53. Estas son las palabras del santo varón, que no son carnales, sino espirituales. Reconoces, en cuanto puedes entender, que son verdaderas, y no porque las dijo él, sino porque la verdad clama sin estrépito. En cuanto entiendes esto, en tanto entiendes por dónde te has de adherir a Dios, y te preparas en tu interior un lugar incorporal para su mansión, para escuchar el silencio de su narración167 y para ver su forma invisible. Pues bienaventurados los limpios de corazón, porque ellos verán a Dios168. No se les presentará como un cuerpo a una cierta distancia local. Al venir a ellos y al hacer mansión en ellos, quedarán llenos de toda la plenitud de Dios, no para convertirse ellos en Dios infinito, sino para llenarse ellos plenamente de Dios169. Si sólo podemos imaginar cuerpos y no podemos siquiera pensar en esa facultad con que imaginamos los cuerpos, no busquemos qué decir contra nosotros mismos; más bien purifiquemos el corazón de esa costumbre carnal con la oración, y con la mirada hacia lo que tenemos delante. Para no contentarme con las palabras del bienaventurado Ambrosio, citaré también las del santo Jerónimo: «No son los ojos de carne, sino los de la mente, los que pueden contemplar la divinidad del Padre y aun la del Hijo y la del Espíritu Santo, pues en la Trinidad sólo hay una naturaleza. De esos ojos dijo el mismo Salvador: Bienaventurados los limpios de corazón, porque ellos verán a Dios». Como el mismo Jerónimo afirmó veraz y brevemente en otro lugar, «una cosa incorporal no puede verse con ojos corporales».

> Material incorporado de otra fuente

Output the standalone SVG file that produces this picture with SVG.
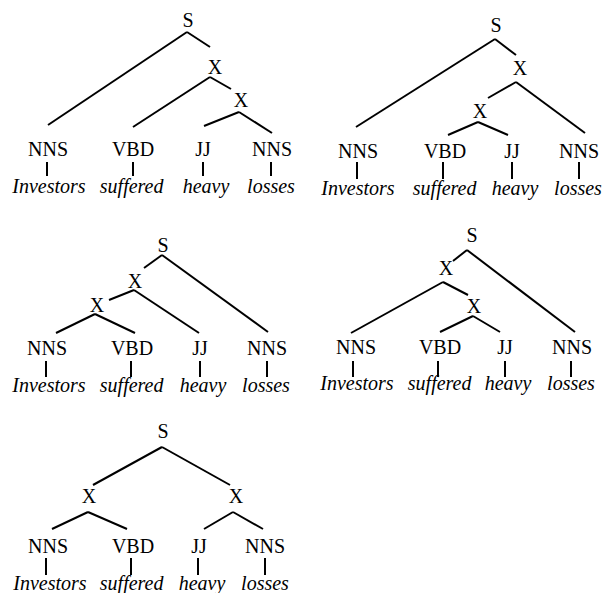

54. No he querido presentar las opiniones de tan graves varones sobre un punto tan importante para que pienses que has de seguir la autoridad de cualquier hombre como la autoridad de la Escritura canónica, sino para que los que tienen distinta opinión se esfuercen en ver con la mente lo que es verdad y en buscar a Dios con simplicidad de corazón; así no reprenderán temerariamente a tan doctos expositores de la palabra divina. Y no te mueva lo que algunos dicen con escasa consideración. ¿Qué es lo que entonces han de ver los ojos corporales, si no han de ver a Dios? ¿Acaso quedarán ciegos o nos serán inútiles? No se fijan en lo que dicen: si no hay allí cuerpos, aquellos ojos no serán corporales; si, por el contrario, hay cuerpos, habrá algo que puedan ver los ojos corporales. Pero baste que consideres lo dicho. Leyéndolo y releyéndolo desde el principio de mi carta, quizá advertirás sin vacilación alguna que debespreparar un corazón limpio para ver a Dios con su ayuda. En cuanto al cuerpo espiritual, si Dios me da fuerzas, veré en otro libro lo que soy capaz de averiguar.